- _DATA SHOWN_:
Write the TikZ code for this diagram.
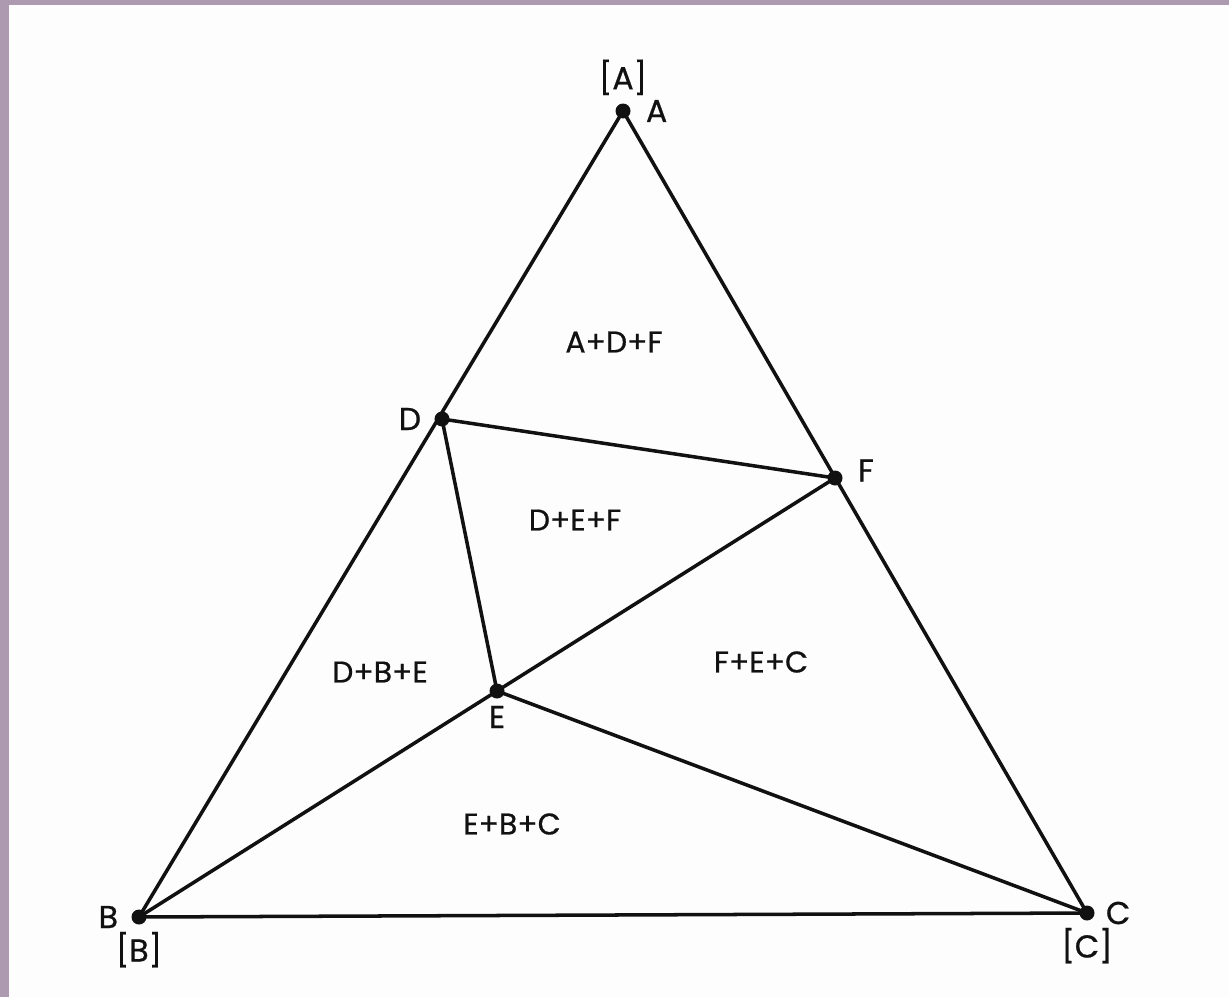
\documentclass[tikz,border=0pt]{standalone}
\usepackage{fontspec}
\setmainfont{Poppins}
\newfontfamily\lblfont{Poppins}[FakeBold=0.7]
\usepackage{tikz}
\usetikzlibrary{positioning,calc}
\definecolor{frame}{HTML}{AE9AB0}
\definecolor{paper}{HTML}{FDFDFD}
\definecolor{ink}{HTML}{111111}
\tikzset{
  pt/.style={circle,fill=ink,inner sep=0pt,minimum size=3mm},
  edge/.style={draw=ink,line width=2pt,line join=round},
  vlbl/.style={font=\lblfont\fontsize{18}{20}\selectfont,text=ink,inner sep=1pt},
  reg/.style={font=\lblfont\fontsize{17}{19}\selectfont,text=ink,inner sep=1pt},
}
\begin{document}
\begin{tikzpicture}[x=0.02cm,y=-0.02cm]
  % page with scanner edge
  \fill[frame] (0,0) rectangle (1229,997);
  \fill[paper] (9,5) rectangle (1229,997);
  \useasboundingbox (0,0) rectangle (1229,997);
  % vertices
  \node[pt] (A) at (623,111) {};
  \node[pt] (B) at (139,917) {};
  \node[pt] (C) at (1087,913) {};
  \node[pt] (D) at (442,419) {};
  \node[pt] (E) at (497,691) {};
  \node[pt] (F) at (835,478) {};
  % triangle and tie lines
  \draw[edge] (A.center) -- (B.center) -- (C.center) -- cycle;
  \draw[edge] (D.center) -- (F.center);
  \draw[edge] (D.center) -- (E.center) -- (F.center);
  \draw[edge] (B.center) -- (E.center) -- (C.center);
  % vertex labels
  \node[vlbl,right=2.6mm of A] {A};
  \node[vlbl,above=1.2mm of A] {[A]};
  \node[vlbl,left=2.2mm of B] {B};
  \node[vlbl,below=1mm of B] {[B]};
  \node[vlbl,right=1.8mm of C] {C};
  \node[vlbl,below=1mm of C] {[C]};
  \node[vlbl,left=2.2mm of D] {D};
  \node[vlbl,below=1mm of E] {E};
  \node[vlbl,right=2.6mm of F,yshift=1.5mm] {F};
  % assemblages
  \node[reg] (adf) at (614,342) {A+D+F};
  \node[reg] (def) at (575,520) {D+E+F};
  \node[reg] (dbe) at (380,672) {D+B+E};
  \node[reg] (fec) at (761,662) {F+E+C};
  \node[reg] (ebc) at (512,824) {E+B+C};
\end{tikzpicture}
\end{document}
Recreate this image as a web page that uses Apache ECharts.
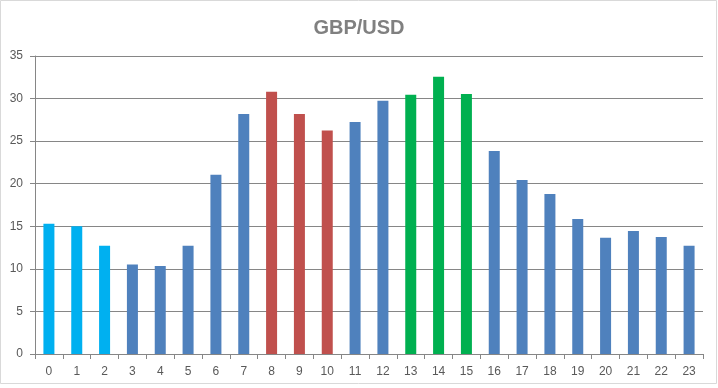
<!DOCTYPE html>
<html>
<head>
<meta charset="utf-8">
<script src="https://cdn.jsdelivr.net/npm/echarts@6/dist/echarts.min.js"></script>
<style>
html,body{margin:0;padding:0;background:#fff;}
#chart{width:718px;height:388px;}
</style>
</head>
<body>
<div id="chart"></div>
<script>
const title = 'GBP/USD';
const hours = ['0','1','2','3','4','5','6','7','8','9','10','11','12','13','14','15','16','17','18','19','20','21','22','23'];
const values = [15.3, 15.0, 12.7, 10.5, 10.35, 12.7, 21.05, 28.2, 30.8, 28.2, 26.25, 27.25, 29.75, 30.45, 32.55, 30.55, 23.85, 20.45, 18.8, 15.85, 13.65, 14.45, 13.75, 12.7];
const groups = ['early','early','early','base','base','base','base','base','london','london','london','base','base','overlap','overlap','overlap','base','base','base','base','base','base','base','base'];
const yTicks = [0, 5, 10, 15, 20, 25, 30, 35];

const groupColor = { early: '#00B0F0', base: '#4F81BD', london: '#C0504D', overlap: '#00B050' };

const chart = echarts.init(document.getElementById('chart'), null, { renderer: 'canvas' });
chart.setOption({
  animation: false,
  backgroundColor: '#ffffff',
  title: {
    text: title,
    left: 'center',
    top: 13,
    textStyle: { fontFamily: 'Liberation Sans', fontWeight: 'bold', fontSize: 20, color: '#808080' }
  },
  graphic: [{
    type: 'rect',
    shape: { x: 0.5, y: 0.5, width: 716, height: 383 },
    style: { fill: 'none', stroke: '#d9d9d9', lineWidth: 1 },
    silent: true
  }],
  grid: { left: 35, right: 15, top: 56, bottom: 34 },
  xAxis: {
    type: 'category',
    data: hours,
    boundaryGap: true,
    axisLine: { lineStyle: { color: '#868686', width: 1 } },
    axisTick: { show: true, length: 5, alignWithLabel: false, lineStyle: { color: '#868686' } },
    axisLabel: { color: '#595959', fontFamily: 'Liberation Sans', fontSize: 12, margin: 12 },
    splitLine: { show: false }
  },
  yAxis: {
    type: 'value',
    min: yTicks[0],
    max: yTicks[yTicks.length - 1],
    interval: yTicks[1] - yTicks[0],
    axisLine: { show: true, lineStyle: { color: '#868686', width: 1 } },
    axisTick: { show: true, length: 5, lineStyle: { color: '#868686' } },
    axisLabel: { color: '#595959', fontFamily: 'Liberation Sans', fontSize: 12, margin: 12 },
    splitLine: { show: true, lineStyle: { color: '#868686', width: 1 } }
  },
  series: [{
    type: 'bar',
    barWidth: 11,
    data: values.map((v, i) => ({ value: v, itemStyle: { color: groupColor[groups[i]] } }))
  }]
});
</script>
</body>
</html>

- _OBJECTIVE_: Copy the listing in full and without alteration, omitting every picture.

- _TASK ANSWER_:
Write the TikZ code for this diagram.
\documentclass[tikz,border=0pt]{standalone}
\usepackage{fontspec}
\setmainfont{Poppins}
\newfontfamily\lblfont{Poppins}[FakeBold=0.7]
\usepackage{tikz}
\usetikzlibrary{positioning,calc}
\definecolor{frame}{HTML}{AE9AB0}
\definecolor{paper}{HTML}{FDFDFD}
\definecolor{ink}{HTML}{111111}
\tikzset{
  pt/.style={circle,fill=ink,inner sep=0pt,minimum size=3mm},
  edge/.style={draw=ink,line width=2pt,line join=round},
  vlbl/.style={font=\lblfont\fontsize{18}{20}\selectfont,text=ink,inner sep=1pt},
  reg/.style={font=\lblfont\fontsize{17}{19}\selectfont,text=ink,inner sep=1pt},
}
\begin{document}
\begin{tikzpicture}[x=0.02cm,y=-0.02cm]
  % page with scanner edge
  \fill[frame] (0,0) rectangle (1229,997);
  \fill[paper] (9,5) rectangle (1229,997);
  \useasboundingbox (0,0) rectangle (1229,997);
  % vertices
  \node[pt] (A) at (623,111) {};
  \node[pt] (B) at (139,917) {};
  \node[pt] (C) at (1087,913) {};
  \node[pt] (D) at (442,419) {};
  \node[pt] (E) at (497,691) {};
  \node[pt] (F) at (835,478) {};
  % triangle and tie lines
  \draw[edge] (A.center) -- (B.center) -- (C.center) -- cycle;
  \draw[edge] (D.center) -- (F.center);
  \draw[edge] (D.center) -- (E.center) -- (F.center);
  \draw[edge] (B.center) -- (E.center) -- (C.center);
  % vertex labels
  \node[vlbl,right=2.6mm of A] {A};
  \node[vlbl,above=1.2mm of A] {[A]};
  \node[vlbl,left=2.2mm of B] {B};
  \node[vlbl,below=1mm of B] {[B]};
  \node[vlbl,right=1.8mm of C] {C};
  \node[vlbl,below=1mm of C] {[C]};
  \node[vlbl,left=2.2mm of D] {D};
  \node[vlbl,below=1mm of E] {E};
  \node[vlbl,right=2.6mm of F,yshift=1.5mm] {F};
  % assemblages
  \node[reg] (adf) at (614,342) {A+D+F};
  \node[reg] (def) at (575,520) {D+E+F};
  \node[reg] (dbe) at (380,672) {D+B+E};
  \node[reg] (fec) at (761,662) {F+E+C};
  \node[reg] (ebc) at (512,824) {E+B+C};
\end{tikzpicture}
\end{document}
Recreate this image as a web page that uses Apache ECharts.
<!DOCTYPE html>
<html>
<head>
<meta charset="utf-8">
<script src="https://cdn.jsdelivr.net/npm/echarts@6/dist/echarts.min.js"></script>
<style>
html,body{margin:0;padding:0;background:#fff;}
#chart{width:718px;height:388px;}
</style>
</head>
<body>
<div id="chart"></div>
<script>
const title = 'GBP/USD';
const hours = ['0','1','2','3','4','5','6','7','8','9','10','11','12','13','14','15','16','17','18','19','20','21','22','23'];
const values = [15.3, 15.0, 12.7, 10.5, 10.35, 12.7, 21.05, 28.2, 30.8, 28.2, 26.25, 27.25, 29.75, 30.45, 32.55, 30.55, 23.85, 20.45, 18.8, 15.85, 13.65, 14.45, 13.75, 12.7];
const groups = ['early','early','early','base','base','base','base','base','london','london','london','base','base','overlap','overlap','overlap','base','base','base','base','base','base','base','base'];
const yTicks = [0, 5, 10, 15, 20, 25, 30, 35];

const groupColor = { early: '#00B0F0', base: '#4F81BD', london: '#C0504D', overlap: '#00B050' };

const chart = echarts.init(document.getElementById('chart'), null, { renderer: 'canvas' });
chart.setOption({
  animation: false,
  backgroundColor: '#ffffff',
  title: {
    text: title,
    left: 'center',
    top: 13,
    textStyle: { fontFamily: 'Liberation Sans', fontWeight: 'bold', fontSize: 20, color: '#808080' }
  },
  graphic: [{
    type: 'rect',
    shape: { x: 0.5, y: 0.5, width: 716, height: 383 },
    style: { fill: 'none', stroke: '#d9d9d9', lineWidth: 1 },
    silent: true
  }],
  grid: { left: 35, right: 15, top: 56, bottom: 34 },
  xAxis: {
    type: 'category',
    data: hours,
    boundaryGap: true,
    axisLine: { lineStyle: { color: '#868686', width: 1 } },
    axisTick: { show: true, length: 5, alignWithLabel: false, lineStyle: { color: '#868686' } },
    axisLabel: { color: '#595959', fontFamily: 'Liberation Sans', fontSize: 12, margin: 12 },
    splitLine: { show: false }
  },
  yAxis: {
    type: 'value',
    min: yTicks[0],
    max: yTicks[yTicks.length - 1],
    interval: yTicks[1] - yTicks[0],
    axisLine: { show: true, lineStyle: { color: '#868686', width: 1 } },
    axisTick: { show: true, length: 5, lineStyle: { color: '#868686' } },
    axisLabel: { color: '#595959', fontFamily: 'Liberation Sans', fontSize: 12, margin: 12 },
    splitLine: { show: true, lineStyle: { color: '#868686', width: 1 } }
  },
  series: [{
    type: 'bar',
    barWidth: 11,
    data: values.map((v, i) => ({ value: v, itemStyle: { color: groupColor[groups[i]] } }))
  }]
});
</script>
</body>
</html>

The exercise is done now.